**WORK TO DO**.
Copy everything in the listing below word for word, apart from any images.

________________________

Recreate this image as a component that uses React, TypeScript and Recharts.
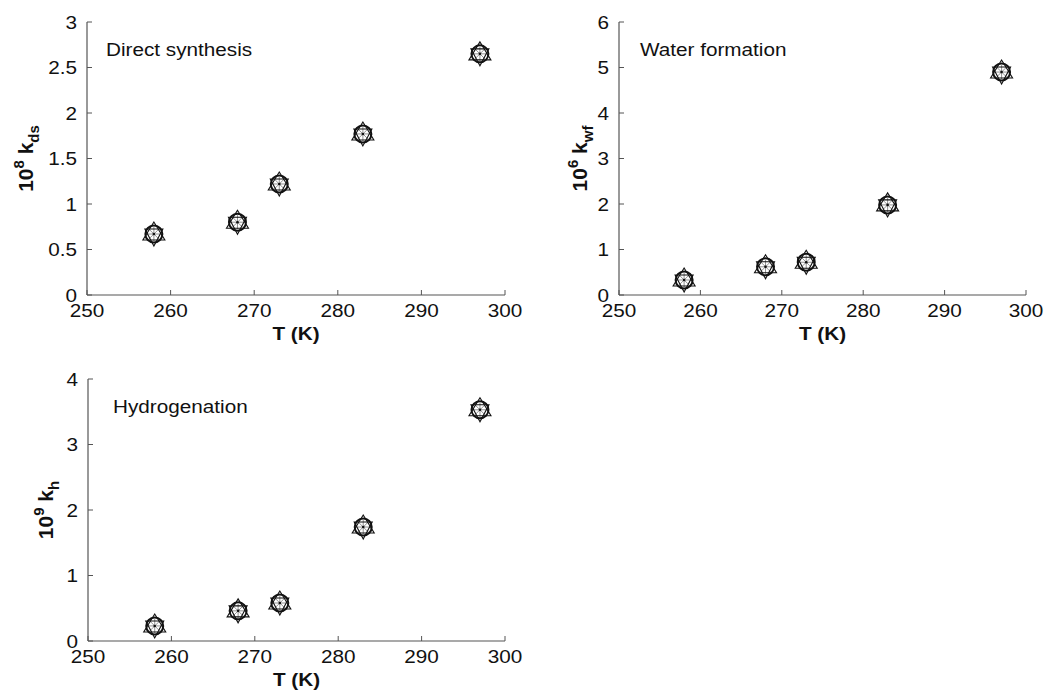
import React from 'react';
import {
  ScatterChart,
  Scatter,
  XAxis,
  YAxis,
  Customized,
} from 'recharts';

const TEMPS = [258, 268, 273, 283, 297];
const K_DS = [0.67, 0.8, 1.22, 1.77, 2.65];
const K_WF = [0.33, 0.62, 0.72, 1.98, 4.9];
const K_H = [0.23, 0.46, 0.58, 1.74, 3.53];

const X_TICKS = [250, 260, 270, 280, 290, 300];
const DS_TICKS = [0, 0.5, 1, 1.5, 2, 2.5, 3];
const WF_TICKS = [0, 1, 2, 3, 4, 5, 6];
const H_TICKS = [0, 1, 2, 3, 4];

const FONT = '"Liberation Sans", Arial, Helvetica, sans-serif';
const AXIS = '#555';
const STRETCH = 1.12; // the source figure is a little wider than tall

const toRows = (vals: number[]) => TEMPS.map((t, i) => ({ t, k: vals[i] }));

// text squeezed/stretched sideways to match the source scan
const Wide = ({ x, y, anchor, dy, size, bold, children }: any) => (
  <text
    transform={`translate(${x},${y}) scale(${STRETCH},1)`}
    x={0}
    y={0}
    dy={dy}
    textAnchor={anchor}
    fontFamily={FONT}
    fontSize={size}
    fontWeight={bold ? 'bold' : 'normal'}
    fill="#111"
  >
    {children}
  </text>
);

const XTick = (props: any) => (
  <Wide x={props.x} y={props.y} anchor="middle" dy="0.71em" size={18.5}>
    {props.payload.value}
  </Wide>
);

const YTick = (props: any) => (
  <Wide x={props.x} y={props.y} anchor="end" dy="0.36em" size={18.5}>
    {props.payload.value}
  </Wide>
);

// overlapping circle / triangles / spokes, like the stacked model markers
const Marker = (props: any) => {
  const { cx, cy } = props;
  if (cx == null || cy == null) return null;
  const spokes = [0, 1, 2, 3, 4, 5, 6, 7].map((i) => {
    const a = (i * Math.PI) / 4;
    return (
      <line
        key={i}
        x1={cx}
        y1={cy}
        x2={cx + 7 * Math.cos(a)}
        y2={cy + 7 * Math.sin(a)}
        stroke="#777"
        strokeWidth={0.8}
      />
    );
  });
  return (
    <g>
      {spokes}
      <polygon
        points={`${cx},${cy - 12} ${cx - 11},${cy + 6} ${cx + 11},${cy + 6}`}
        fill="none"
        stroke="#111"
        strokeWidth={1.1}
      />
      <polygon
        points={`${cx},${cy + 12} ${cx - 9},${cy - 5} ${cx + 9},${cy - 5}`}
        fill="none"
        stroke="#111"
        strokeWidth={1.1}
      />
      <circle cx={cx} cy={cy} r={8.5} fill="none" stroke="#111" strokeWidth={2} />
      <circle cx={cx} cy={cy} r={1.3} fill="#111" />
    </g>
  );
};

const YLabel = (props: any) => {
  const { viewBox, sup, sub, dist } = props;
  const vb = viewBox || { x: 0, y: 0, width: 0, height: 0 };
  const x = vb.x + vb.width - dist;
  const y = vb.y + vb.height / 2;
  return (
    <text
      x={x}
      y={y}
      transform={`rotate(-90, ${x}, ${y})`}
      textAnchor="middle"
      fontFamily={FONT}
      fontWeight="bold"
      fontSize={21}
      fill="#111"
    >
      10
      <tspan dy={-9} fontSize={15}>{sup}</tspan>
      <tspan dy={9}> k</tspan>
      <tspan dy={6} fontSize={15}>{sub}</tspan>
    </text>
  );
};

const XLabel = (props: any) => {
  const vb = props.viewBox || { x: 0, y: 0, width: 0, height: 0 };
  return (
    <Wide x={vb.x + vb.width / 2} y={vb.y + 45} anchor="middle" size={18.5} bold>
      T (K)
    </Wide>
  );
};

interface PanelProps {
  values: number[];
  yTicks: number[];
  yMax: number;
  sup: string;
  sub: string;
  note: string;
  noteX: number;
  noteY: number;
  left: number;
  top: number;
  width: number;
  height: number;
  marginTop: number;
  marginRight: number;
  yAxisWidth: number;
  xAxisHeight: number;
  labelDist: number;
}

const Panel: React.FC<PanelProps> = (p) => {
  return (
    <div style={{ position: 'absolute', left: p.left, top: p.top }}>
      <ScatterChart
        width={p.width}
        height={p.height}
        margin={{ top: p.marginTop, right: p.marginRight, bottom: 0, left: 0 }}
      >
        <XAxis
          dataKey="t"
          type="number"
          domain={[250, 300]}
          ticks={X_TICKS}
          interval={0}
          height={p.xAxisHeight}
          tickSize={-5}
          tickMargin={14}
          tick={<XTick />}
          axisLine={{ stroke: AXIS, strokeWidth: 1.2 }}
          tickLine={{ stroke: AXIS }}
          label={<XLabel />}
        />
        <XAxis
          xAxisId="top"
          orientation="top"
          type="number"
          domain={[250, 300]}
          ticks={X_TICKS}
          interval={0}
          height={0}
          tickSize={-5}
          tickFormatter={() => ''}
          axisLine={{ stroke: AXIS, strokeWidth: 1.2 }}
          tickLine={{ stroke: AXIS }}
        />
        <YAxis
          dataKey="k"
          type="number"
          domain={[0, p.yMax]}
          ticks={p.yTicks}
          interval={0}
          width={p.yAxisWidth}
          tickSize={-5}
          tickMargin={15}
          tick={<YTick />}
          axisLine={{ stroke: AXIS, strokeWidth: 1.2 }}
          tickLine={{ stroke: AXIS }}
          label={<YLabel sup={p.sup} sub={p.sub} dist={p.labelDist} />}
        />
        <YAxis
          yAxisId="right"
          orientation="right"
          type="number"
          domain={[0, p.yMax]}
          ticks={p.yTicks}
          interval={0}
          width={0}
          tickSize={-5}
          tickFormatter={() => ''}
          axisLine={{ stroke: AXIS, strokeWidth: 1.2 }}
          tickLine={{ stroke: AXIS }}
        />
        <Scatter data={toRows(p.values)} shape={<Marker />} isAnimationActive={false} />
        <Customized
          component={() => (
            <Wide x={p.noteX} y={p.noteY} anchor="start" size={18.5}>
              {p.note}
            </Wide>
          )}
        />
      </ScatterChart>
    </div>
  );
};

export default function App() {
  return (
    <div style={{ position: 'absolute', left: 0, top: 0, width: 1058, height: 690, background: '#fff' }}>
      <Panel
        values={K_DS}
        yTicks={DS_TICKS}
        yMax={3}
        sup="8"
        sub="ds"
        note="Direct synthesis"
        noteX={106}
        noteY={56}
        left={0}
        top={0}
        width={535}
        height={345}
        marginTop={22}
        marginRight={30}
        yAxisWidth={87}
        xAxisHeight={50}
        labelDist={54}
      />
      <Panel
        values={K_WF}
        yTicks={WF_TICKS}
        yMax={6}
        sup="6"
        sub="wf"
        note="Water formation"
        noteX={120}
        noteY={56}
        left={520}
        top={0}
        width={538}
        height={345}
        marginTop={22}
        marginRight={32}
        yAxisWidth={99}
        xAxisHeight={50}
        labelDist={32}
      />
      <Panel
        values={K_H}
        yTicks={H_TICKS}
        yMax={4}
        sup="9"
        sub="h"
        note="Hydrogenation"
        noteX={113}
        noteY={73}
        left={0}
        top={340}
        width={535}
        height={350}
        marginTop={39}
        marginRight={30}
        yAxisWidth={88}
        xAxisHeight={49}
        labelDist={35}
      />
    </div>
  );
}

________________________

**CORRECT OUTPUT**.
Recreate this image as a component that uses React, TypeScript and Recharts.
import React from 'react';
import {
  ScatterChart,
  Scatter,
  XAxis,
  YAxis,
  Customized,
} from 'recharts';

const TEMPS = [258, 268, 273, 283, 297];
const K_DS = [0.67, 0.8, 1.22, 1.77, 2.65];
const K_WF = [0.33, 0.62, 0.72, 1.98, 4.9];
const K_H = [0.23, 0.46, 0.58, 1.74, 3.53];

const X_TICKS = [250, 260, 270, 280, 290, 300];
const DS_TICKS = [0, 0.5, 1, 1.5, 2, 2.5, 3];
const WF_TICKS = [0, 1, 2, 3, 4, 5, 6];
const H_TICKS = [0, 1, 2, 3, 4];

const FONT = '"Liberation Sans", Arial, Helvetica, sans-serif';
const AXIS = '#555';
const STRETCH = 1.12; // the source figure is a little wider than tall

const toRows = (vals: number[]) => TEMPS.map((t, i) => ({ t, k: vals[i] }));

// text squeezed/stretched sideways to match the source scan
const Wide = ({ x, y, anchor, dy, size, bold, children }: any) => (
  <text
    transform={`translate(${x},${y}) scale(${STRETCH},1)`}
    x={0}
    y={0}
    dy={dy}
    textAnchor={anchor}
    fontFamily={FONT}
    fontSize={size}
    fontWeight={bold ? 'bold' : 'normal'}
    fill="#111"
  >
    {children}
  </text>
);

const XTick = (props: any) => (
  <Wide x={props.x} y={props.y} anchor="middle" dy="0.71em" size={18.5}>
    {props.payload.value}
  </Wide>
);

const YTick = (props: any) => (
  <Wide x={props.x} y={props.y} anchor="end" dy="0.36em" size={18.5}>
    {props.payload.value}
  </Wide>
);

// overlapping circle / triangles / spokes, like the stacked model markers
const Marker = (props: any) => {
  const { cx, cy } = props;
  if (cx == null || cy == null) return null;
  const spokes = [0, 1, 2, 3, 4, 5, 6, 7].map((i) => {
    const a = (i * Math.PI) / 4;
    return (
      <line
        key={i}
        x1={cx}
        y1={cy}
        x2={cx + 7 * Math.cos(a)}
        y2={cy + 7 * Math.sin(a)}
        stroke="#777"
        strokeWidth={0.8}
      />
    );
  });
  return (
    <g>
      {spokes}
      <polygon
        points={`${cx},${cy - 12} ${cx - 11},${cy + 6} ${cx + 11},${cy + 6}`}
        fill="none"
        stroke="#111"
        strokeWidth={1.1}
      />
      <polygon
        points={`${cx},${cy + 12} ${cx - 9},${cy - 5} ${cx + 9},${cy - 5}`}
        fill="none"
        stroke="#111"
        strokeWidth={1.1}
      />
      <circle cx={cx} cy={cy} r={8.5} fill="none" stroke="#111" strokeWidth={2} />
      <circle cx={cx} cy={cy} r={1.3} fill="#111" />
    </g>
  );
};

const YLabel = (props: any) => {
  const { viewBox, sup, sub, dist } = props;
  const vb = viewBox || { x: 0, y: 0, width: 0, height: 0 };
  const x = vb.x + vb.width - dist;
  const y = vb.y + vb.height / 2;
  return (
    <text
      x={x}
      y={y}
      transform={`rotate(-90, ${x}, ${y})`}
      textAnchor="middle"
      fontFamily={FONT}
      fontWeight="bold"
      fontSize={21}
      fill="#111"
    >
      10
      <tspan dy={-9} fontSize={15}>{sup}</tspan>
      <tspan dy={9}> k</tspan>
      <tspan dy={6} fontSize={15}>{sub}</tspan>
    </text>
  );
};

const XLabel = (props: any) => {
  const vb = props.viewBox || { x: 0, y: 0, width: 0, height: 0 };
  return (
    <Wide x={vb.x + vb.width / 2} y={vb.y + 45} anchor="middle" size={18.5} bold>
      T (K)
    </Wide>
  );
};

interface PanelProps {
  values: number[];
  yTicks: number[];
  yMax: number;
  sup: string;
  sub: string;
  note: string;
  noteX: number;
  noteY: number;
  left: number;
  top: number;
  width: number;
  height: number;
  marginTop: number;
  marginRight: number;
  yAxisWidth: number;
  xAxisHeight: number;
  labelDist: number;
}

const Panel: React.FC<PanelProps> = (p) => {
  return (
    <div style={{ position: 'absolute', left: p.left, top: p.top }}>
      <ScatterChart
        width={p.width}
        height={p.height}
        margin={{ top: p.marginTop, right: p.marginRight, bottom: 0, left: 0 }}
      >
        <XAxis
          dataKey="t"
          type="number"
          domain={[250, 300]}
          ticks={X_TICKS}
          interval={0}
          height={p.xAxisHeight}
          tickSize={-5}
          tickMargin={14}
          tick={<XTick />}
          axisLine={{ stroke: AXIS, strokeWidth: 1.2 }}
          tickLine={{ stroke: AXIS }}
          label={<XLabel />}
        />
        <XAxis
          xAxisId="top"
          orientation="top"
          type="number"
          domain={[250, 300]}
          ticks={X_TICKS}
          interval={0}
          height={0}
          tickSize={-5}
          tickFormatter={() => ''}
          axisLine={{ stroke: AXIS, strokeWidth: 1.2 }}
          tickLine={{ stroke: AXIS }}
        />
        <YAxis
          dataKey="k"
          type="number"
          domain={[0, p.yMax]}
          ticks={p.yTicks}
          interval={0}
          width={p.yAxisWidth}
          tickSize={-5}
          tickMargin={15}
          tick={<YTick />}
          axisLine={{ stroke: AXIS, strokeWidth: 1.2 }}
          tickLine={{ stroke: AXIS }}
          label={<YLabel sup={p.sup} sub={p.sub} dist={p.labelDist} />}
        />
        <YAxis
          yAxisId="right"
          orientation="right"
          type="number"
          domain={[0, p.yMax]}
          ticks={p.yTicks}
          interval={0}
          width={0}
          tickSize={-5}
          tickFormatter={() => ''}
          axisLine={{ stroke: AXIS, strokeWidth: 1.2 }}
          tickLine={{ stroke: AXIS }}
        />
        <Scatter data={toRows(p.values)} shape={<Marker />} isAnimationActive={false} />
        <Customized
          component={() => (
            <Wide x={p.noteX} y={p.noteY} anchor="start" size={18.5}>
              {p.note}
            </Wide>
          )}
        />
      </ScatterChart>
    </div>
  );
};

export default function App() {
  return (
    <div style={{ position: 'absolute', left: 0, top: 0, width: 1058, height: 690, background: '#fff' }}>
      <Panel
        values={K_DS}
        yTicks={DS_TICKS}
        yMax={3}
        sup="8"
        sub="ds"
        note="Direct synthesis"
        noteX={106}
        noteY={56}
        left={0}
        top={0}
        width={535}
        height={345}
        marginTop={22}
        marginRight={30}
        yAxisWidth={87}
        xAxisHeight={50}
        labelDist={54}
      />
      <Panel
        values={K_WF}
        yTicks={WF_TICKS}
        yMax={6}
        sup="6"
        sub="wf"
        note="Water formation"
        noteX={120}
        noteY={56}
        left={520}
        top={0}
        width={538}
        height={345}
        marginTop={22}
        marginRight={32}
        yAxisWidth={99}
        xAxisHeight={50}
        labelDist={32}
      />
      <Panel
        values={K_H}
        yTicks={H_TICKS}
        yMax={4}
        sup="9"
        sub="h"
        note="Hydrogenation"
        noteX={113}
        noteY={73}
        left={0}
        top={340}
        width={535}
        height={350}
        marginTop={39}
        marginRight={30}
        yAxisWidth={88}
        xAxisHeight={49}
        labelDist={35}
      />
    </div>
  );
}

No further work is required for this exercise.